Berlin präsentiert bereits am Donnerstag um 13.30 Uhr. Michael Müller ist gesetzt als Teamchef, dazu Christian Göke, Geschäftsführer der landeseigenen Messegesellschaft. Mindestens zwei Frauen sollen dabei sein, gerne aus der Wissenschaft. Jutta Allmendinger, die Präsidentin des Wissenschaftszentrums Berlin (WZB), und Sabine Kunst, Präsidentin der Humboldt Universität, werden genannt. Mit einen Überraschungsgast aus dem Bereich Kunst und Kultur möchten Müller und Göke punkten. Aber noch steht die Aufstellung der Berliner Bewerbungsmannschaft nicht endgültig, weil der Regierende und der Messechef auf Ramona Pop warten.

Angst vor der eigenen Partei

Die Berliner Wirtschaftssenatorin, wie ihr hessischer Kollege Al-Wazir Mitglied der Grünen, hat Angst. Seitdem ein Grünen-Parteitag im Dezember gegen die IAA votierte, drückt sie sich vor einem Bekenntnis und möchte mit dem Thema Autoschau nicht behelligt werden. Auch deshalb muss womöglich „Traumschiff“- Produzentin Kramm einfliegen. Frankfurts Wirtschaftsdezernent Frank freut sich über die Berliner Personalnot: „Die unterstützt uns großartig“, sagte er dem Tagesspiegel über Pop, die qua Amt als stellvertretende Vorsitzende im Aufsichtsrat der Messe Berlin sitzt.

Teure Bewerbung

Für das Casting in dieser Woche haben die Bewerberstädte jeweils bis zu 500 000 Euro ausgegeben. Diverse Agenturen unterstützen die Messegesellschaften mit multimedialem Material, das die Marketingleute der Industrie beeindrucken soll. Dutzende Charts und bunte Clips haben zumindest die Favoritenstädte im Programm.
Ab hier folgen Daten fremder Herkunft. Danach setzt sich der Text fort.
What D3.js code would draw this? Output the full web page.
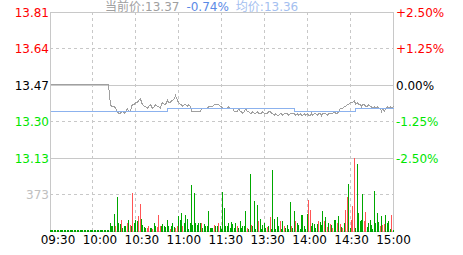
<!DOCTYPE html>
<html>
<head>
<meta charset="utf-8">
<script src="https://cdnjs.cloudflare.com/ajax/libs/d3/7.8.5/d3.min.js"></script>
<style>
body { margin: 0; background: #fff; }
svg { display: block; font-family: "DejaVu Sans", "Noto Sans CJK SC", sans-serif; font-size: 12px; }
</style>
</head>
<body>
<svg id="chart"></svg>
<script>
const width = 463;
const height = 255;
const plotLeft = 50, plotRight = 393, plotTop = 12, plotMid = 158, plotBottom = 231;

const prevClose = 13.47;
const lastPrice = 13.37;
const lastPct = "-0.74%";
const avgLast = 13.36;

// left / right axis of the price panel
const pctLevels = [2.5, 1.25, 0, -1.25, -2.5];
const priceLabels = ["13.81", "13.64", "13.47", "13.30", "13.13"];
const pctLabels = ["+2.50%", "+1.25%", "0.00%", "-1.25%", "-2.50%"];
const volMax = 746;
const volTicks = [373];
const timeLabels = ["09:30", "10:00", "10:30", "11:00", "11:30", "13:30", "14:00", "14:30", "15:00"];

// one price per trading minute, 0 = 09:30, 240 = 15:00
const prices = [
  13.47, 13.47, 13.47, 13.47, 13.47, 13.47, 13.47, 13.47, 13.47, 13.47,
  13.47, 13.47, 13.47, 13.47, 13.47, 13.47, 13.47, 13.47, 13.47, 13.47,
  13.47, 13.47, 13.47, 13.47, 13.47, 13.47, 13.47, 13.47, 13.47, 13.47,
  13.47, 13.47, 13.47, 13.47, 13.47, 13.47, 13.47, 13.47, 13.47, 13.47,
  13.47, 13.47, 13.38, 13.37, 13.37, 13.37, 13.36, 13.35, 13.34, 13.34,
  13.35, 13.35, 13.34, 13.35, 13.36, 13.35, 13.35, 13.37, 13.38, 13.38,
  13.39, 13.39, 13.40, 13.41, 13.39, 13.38, 13.37, 13.37, 13.36, 13.37,
  13.38, 13.37, 13.36, 13.37, 13.38, 13.37, 13.37, 13.36, 13.38, 13.39,
  13.38, 13.38, 13.40, 13.39, 13.39, 13.40, 13.40, 13.41, 13.42, 13.40,
  13.39, 13.38, 13.38, 13.37, 13.38, 13.38, 13.37, 13.38, 13.37, 13.35,
  13.35, 13.35, 13.35, 13.35, 13.35, 13.35, 13.36, 13.36, 13.36, 13.36,
  13.36, 13.37, 13.37, 13.37, 13.37, 13.38, 13.38, 13.38, 13.38, 13.37,
  13.37, 13.36, 13.36, 13.36, 13.36, 13.37, 13.36, 13.36, 13.36, 13.35,
  13.35, 13.35, 13.36, 13.35, 13.35, 13.34, 13.35, 13.36, 13.35, 13.35,
  13.34, 13.34, 13.35, 13.34, 13.34, 13.35, 13.34, 13.34, 13.34, 13.35,
  13.34, 13.34, 13.34, 13.35, 13.35, 13.34, 13.34, 13.33, 13.34, 13.33,
  13.33, 13.34, 13.34, 13.33, 13.34, 13.34, 13.34, 13.33, 13.34, 13.34,
  13.34, 13.34, 13.33, 13.34, 13.33, 13.34, 13.33, 13.33, 13.34, 13.33,
  13.34, 13.33, 13.33, 13.34, 13.33, 13.34, 13.34, 13.33, 13.34, 13.34,
  13.33, 13.34, 13.34, 13.34, 13.33, 13.34, 13.34, 13.34, 13.34, 13.35,
  13.34, 13.34, 13.35, 13.36, 13.36, 13.36, 13.37, 13.37, 13.38, 13.38,
  13.39, 13.39, 13.39, 13.40, 13.38, 13.39, 13.38, 13.38, 13.37, 13.38,
  13.38, 13.37, 13.37, 13.38, 13.37, 13.37, 13.36, 13.37, 13.36, 13.37,
  13.36, 13.36, 13.35, 13.36, 13.35, 13.36, 13.37, 13.36, 13.37, 13.36,
  13.37
];

// average price, as steps: [from minute, value]
const avgMinutes = [0, 82, 171, 214, 240];
const avgValues = [13.35, 13.36, 13.35, 13.36, 13.36];

// volume per minute (lots) and whether the minute closed up (1 = red)
const volumes = [
  0, 0, 0, 0, 0, 0, 0, 0, 0, 0,
  0, 0, 0, 0, 0, 0, 0, 0, 0, 0,
  0, 0, 0, 0, 0, 0, 0, 0, 0, 0,
  0, 0, 0, 0, 0, 0, 0, 0, 0, 0,
  0, 0, 80, 50, 50, 170, 50, 345, 80, 70,
  110, 30, 50, 50, 80, 110, 60, 45, 380, 80,
  110, 95, 150, 270, 120, 60, 35, 30, 25, 45,
  30, 25, 15, 80, 45, 35, 160, 50, 50, 70,
  45, 35, 110, 45, 15, 45, 80, 35, 25, 45,
  150, 110, 180, 50, 80, 160, 120, 15, 80, 465,
  60, 380, 80, 60, 80, 75, 80, 30, 70, 50,
  50, 200, 30, 30, 30, 60, 50, 45, 80, 50,
  15, 390, 230, 50, 45, 75, 25, 85, 70, 30,
  80, 45, 30, 100, 30, 45, 45, 200, 30, 20,
  575, 60, 45, 300, 20, 265, 100, 120, 20, 60,
  75, 30, 35, 50, 140, 20, 615, 120, 20, 140,
  50, 100, 20, 100, 45, 30, 60, 20, 290, 45,
  30, 200, 100, 80, 60, 20, 160, 160, 50, 20,
  170, 310, 210, 50, 75, 70, 30, 65, 100, 85,
  60, 200, 100, 140, 35, 80, 70, 60, 30, 110,
  110, 75, 150, 65, 35, 30, 80, 210, 340, 480,
  30, 110, 250, 750, 30, 680, 180, 100, 110, 370,
  100, 190, 35, 80, 110, 60, 20, 400, 80, 180,
  90, 50, 150, 60, 70, 160, 80, 100, 15, 160,
  10
];
const volUp = [
  0, 0, 0, 0, 0, 0, 0, 0, 0, 0,
  0, 0, 0, 0, 0, 0, 0, 0, 0, 0,
  0, 0, 0, 0, 0, 0, 0, 0, 0, 0,
  0, 0, 0, 0, 0, 0, 0, 0, 0, 0,
  0, 0, 0, 0, 0, 0, 1, 0, 0, 0,
  1, 0, 0, 0, 1, 0, 1, 0, 1, 0,
  0, 0, 1, 1, 0, 0, 0, 0, 1, 1,
  0, 0, 1, 0, 0, 1, 1, 1, 0, 0,
  0, 0, 0, 0, 1, 0, 0, 0, 1, 1,
  0, 0, 0, 1, 0, 0, 0, 0, 0, 0,
  0, 0, 0, 0, 0, 0, 1, 0, 0, 0,
  0, 0, 0, 0, 0, 1, 0, 0, 1, 0,
  0, 0, 0, 0, 0, 0, 0, 0, 0, 0,
  0, 1, 0, 0, 0, 0, 0, 0, 1, 0,
  0, 1, 0, 0, 0, 0, 1, 0, 0, 0,
  0, 0, 1, 0, 1, 0, 0, 0, 0, 0,
  0, 1, 0, 0, 1, 0, 0, 0, 0, 1,
  0, 0, 1, 0, 0, 0, 0, 0, 0, 0,
  0, 1, 1, 0, 0, 0, 0, 0, 1, 0,
  0, 0, 1, 0, 1, 0, 1, 0, 1, 0,
  0, 1, 0, 1, 0, 1, 0, 1, 1, 0,
  0, 1, 1, 1, 0, 0, 0, 0, 0, 0,
  1, 1, 0, 0, 0, 0, 0, 0, 0, 0,
  0, 1, 0, 1, 1, 0, 0, 0, 0, 1,
  0
];

const gridColor = "#c8c8c8";
const upColor = "#ff0000", downColor = "#00e600";

const svg = d3.select("#chart").attr("width", width).attr("height", height);

const x = d3.scaleLinear().domain([0, 240]).range([plotLeft, plotRight]);
const yPct = d3.scaleLinear().domain([-2.5, 2.5]).range([plotMid, plotTop]);
const yPrice = d3.scaleLinear().domain([prevClose * 0.975, prevClose * 1.025]).range([plotMid, plotTop]);
const yVol = d3.scaleLinear().domain([0, volMax]).range([plotBottom, plotMid]).clamp(true);
const xLabel = d3.scalePoint().domain(timeLabels).range([58, 393.5]);

const px = v => Math.floor(v) + 0.5;

// grid
const grid = svg.append("g").attr("shape-rendering", "crispEdges")
    .attr("stroke", gridColor).attr("fill", "none");

pctLevels.forEach(p => {
    grid.append("line")
        .attr("x1", plotLeft).attr("x2", plotRight + 1)
        .attr("y1", px(yPct(p))).attr("y2", px(yPct(p)))
        .attr("stroke-dasharray", Math.abs(p) == 1.25 ? "3,3" : null);
});
volTicks.forEach(v => {
    grid.append("line")
        .attr("x1", plotLeft).attr("x2", plotRight + 1)
        .attr("y1", px(yVol(v))).attr("y2", px(yVol(v)))
        .attr("stroke-dasharray", "3,3");
});
grid.append("line")
    .attr("x1", plotLeft).attr("x2", plotRight + 1)
    .attr("y1", px(plotBottom)).attr("y2", px(plotBottom));

d3.range(0, 241, 30).forEach(m => {
    const edge = m == 0 || m == 240;
    grid.append("line")
        .attr("x1", px(x(m))).attr("x2", px(x(m)))
        .attr("y1", plotTop).attr("y2", plotBottom + 1)
        .attr("stroke-dasharray", edge ? null : "3,3");
});

// volume bars
const bars = volumes.map((v, i) => ({ m: i, v: v, up: volUp[i] }));
svg.append("g").attr("shape-rendering", "crispEdges")
    .selectAll("rect")
    .data(bars)
    .join("rect")
    .attr("x", d => Math.floor(x(d.m)))
    .attr("width", 1)
    .attr("y", d => Math.min(Math.floor(yVol(d.v)), plotBottom - 1))
    .attr("height", d => plotBottom + 1 - Math.min(Math.floor(yVol(d.v)), plotBottom - 1))
    .attr("fill", d => d.up ? "#ff5555" : "#00a800");

// price and average lines
const priceLine = d3.line()
    .x((d, i) => px(x(i)))
    .y(d => px(yPrice(d)));

svg.append("path")
    .datum(prices)
    .attr("d", priceLine)
    .attr("fill", "none")
    .attr("stroke", "#a0a0a0")
    .attr("stroke-width", 1)
    .attr("shape-rendering", "crispEdges");

const avgPts = avgMinutes.map((m, i) => [m, avgValues[i]]);
svg.append("path")
    .datum(avgPts)
    .attr("d", d3.line()
        .x(d => px(x(d[0])))
        .y(d => px(yPrice(d[1])))
        .curve(d3.curveStepAfter))
    .attr("fill", "none")
    .attr("stroke", "#8cb2ee")
    .attr("stroke-width", 1)
    .attr("shape-rendering", "crispEdges");

// axis labels
const levelColor = p => p > 0 ? upColor : (p < 0 ? downColor : "#000");

svg.append("g").selectAll("text")
    .data(pctLevels)
    .join("text")
    .attr("x", plotLeft - 1)
    .attr("y", d => Math.floor(yPct(d)) + 4.5)
    .attr("text-anchor", "end")
    .attr("fill", levelColor)
    .text((d, i) => priceLabels[i]);

svg.append("g").selectAll("text")
    .data(pctLevels)
    .join("text")
    .attr("x", plotRight + 3)
    .attr("y", d => Math.floor(yPct(d)) + 4.5)
    .attr("fill", levelColor)
    .text((d, i) => pctLabels[i]);

svg.append("g").selectAll("text")
    .data(volTicks)
    .join("text")
    .attr("x", plotLeft - 1)
    .attr("y", d => Math.floor(yVol(d)) + 4.5)
    .attr("text-anchor", "end")
    .attr("fill", "#c0c0c0")
    .text(d => d);

svg.append("g").selectAll("text")
    .data(timeLabels)
    .join("text")
    .attr("x", d => xLabel(d))
    .attr("y", 243.5)
    .attr("text-anchor", "middle")
    .attr("fill", "#000")
    .text(d => d);

// header
const head = svg.append("text").attr("x", 105).attr("y", 10.5);
head.append("tspan").attr("fill", "#a0a0a0").text("当前价:" + lastPrice.toFixed(2));
head.append("tspan").attr("dx", 7).attr("fill", "#5a8ae6").text(lastPct);
head.append("tspan").attr("dx", 7).attr("fill", "#a4c0f0").text("均价:" + avgLast.toFixed(2));
</script>
</body>
</html>
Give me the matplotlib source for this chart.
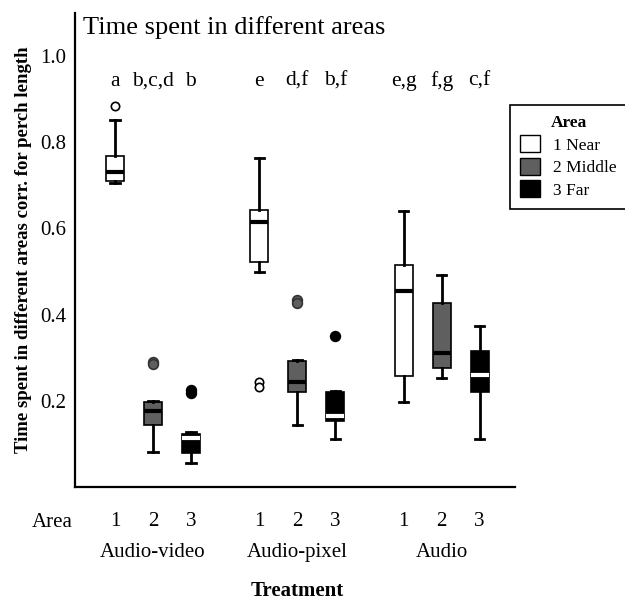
import numpy as np
import matplotlib.pyplot as plt
from matplotlib.patches import Patch

plt.rcParams['font.family'] = ['Liberation Serif', 'DejaVu Serif']

# data
treatments = ["Audio-video", "Audio-pixel", "Audio"]
areas = ["1", "2", "3"]
area_names = ["1 Near", "2 Middle", "3 Far"]
letters = ["a", "b,c,d", "b", "e", "d,f", "b,f", "e,g", "f,g", "c,f"]

whislo = [0.706, 0.081, 0.056, 0.498, 0.144, 0.111, 0.197, 0.252, 0.111]
q1 = [0.711, 0.144, 0.079, 0.523, 0.220, 0.152, 0.257, 0.275, 0.220]
med = [0.731, 0.176, 0.113, 0.616, 0.243, 0.165, 0.454, 0.310, 0.259]
q3 = [0.769, 0.197, 0.122, 0.644, 0.292, 0.220, 0.516, 0.428, 0.315]
whishi = [0.852, 0.200, 0.127, 0.764, 0.294, 0.223, 0.641, 0.493, 0.373]
fliers = [[0.884], [0.289, 0.285], [0.226, 0.219], [0.243, 0.231],
          [0.433, 0.428], [0.350], [], [], []]

fill_colors = ["white", "#5f5f5f", "black"]
median_colors = ["black", "black", "white"]

stats = []
for i in range(9):
    stats.append(dict(whislo=whislo[i], q1=q1[i], med=med[i], q3=q3[i],
                      whishi=whishi[i], fliers=fliers[i]))

group_centers = np.array([0.0, 3.8, 7.6])
positions = np.concatenate([c + np.array([-1, 0, 1]) for c in group_centers])

fig = plt.figure(figsize=(6.25, 6.01), dpi=100)
ax = fig.add_axes([0.12, 0.19, 0.704, 0.788])

bp = ax.bxp(stats, positions=positions, widths=0.47, patch_artist=True,
            showfliers=True, capwidths=0.25,
            whiskerprops=dict(linewidth=2, color="black"),
            capprops=dict(linewidth=2, color="black"),
            boxprops=dict(linewidth=1.2, edgecolor="black"),
            medianprops=dict(linewidth=3))

for i, box in enumerate(bp["boxes"]):
    a = i % 3
    box.set_facecolor(fill_colors[a])
    bp["medians"][i].set_color(median_colors[a])
    fl = bp["fliers"][i]
    fl.set_marker("o")
    fl.set_markersize(7 if a else 6)
    fl.set_markerfacecolor(fill_colors[a])
    fl.set_markeredgecolor("black" if a != 1 else "#333333")
    fl.set_markeredgewidth(1.2)

ax.set_xlim(-2.05, 9.53)
ax.set_ylim(0, 1.1)
ax.set_yticks([0.2, 0.4, 0.6, 0.8, 1.0], labels=["0.2", "0.4", "0.6", "0.8", "1.0"])
ax.set_xticks(positions, labels=areas * 3)
ax.tick_params(axis="y", length=0, pad=6, labelsize=15)
ax.tick_params(axis="x", length=0, pad=18, labelsize=15)
for s in ["top", "right"]:
    ax.spines[s].set_visible(False)
ax.spines["left"].set_linewidth(1.6)
ax.spines["bottom"].set_linewidth(1.6)

ax.set_ylabel("Time spent in different areas corr. for perch length",
              fontsize=13.5, fontweight="bold", labelpad=6)

ax.text(0.018, 0.97, "Time spent in different areas", transform=ax.transAxes,
        fontsize=19, va="center", ha="left")

for x, lab in zip(positions, letters):
    ax.text(x, 0.942, lab, fontsize=15.5, ha="center", va="center")

trans = ax.get_xaxis_transform()
ax.text(-0.052, -0.075, "Area", transform=ax.transAxes, fontsize=15,
        ha="center", va="center")
for c, name in zip(group_centers, treatments):
    ax.text(c, -0.138, name, transform=trans, fontsize=15, ha="center", va="center")
ax.text(group_centers[1], -0.219, "Treatment", transform=trans, fontsize=15,
        fontweight="bold", ha="center", va="center")

handles = [Patch(facecolor=fc, edgecolor="black", linewidth=1) for fc in fill_colors]
leg = fig.legend(handles, area_names, loc="upper left",
                 bbox_to_anchor=(0.816, 0.826), borderaxespad=0, fontsize=12.5,
                 title="Area", title_fontproperties=dict(weight="bold", size=12.5),
                 fancybox=False, edgecolor="black", framealpha=1,
                 handlelength=1.1, handleheight=1.1, labelspacing=0.25,
                 handletextpad=0.8, borderpad=0.6)
leg.get_frame().set_linewidth(1.2)

fig.savefig("out.png", dpi=100)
Vorentscheidung am 29. Januar

Die Marketingchefs aus der Industrie geben nach dem Casting eine Empfehlung ab für die wirklich wichtigen Leute. Am 29. Januar befasst sich der 19-köpfige VDA-Vorstand, in dem die Chefs der großen Hersteller und Lieferanten vertreten sind, mit der Standortfrage. Läuft alles nach Plan, dann beschließen die Bosse eine Shortlist mit zwei Städten für die abschließenden Verhandlungen, die spätestens im März abgeschlossen sein sollten. Es geht dann nicht mehr allein um die „völlig neue IAA“ (VDA-Geschäftsführer Koers), sondern vor allem um Geld. Der Autoverband, der am Bebelplatz in Berlin-Mitte in einem ehemaligen Bankgebäude aus dem vorletzten Jahrhundert residiert, finanziert sich zum Großteil mit den Einnahmen der Autoshow. So könnte die entscheidende Frage am Ende lauten: Wer bietet mehr – Frankfurt oder Berlin?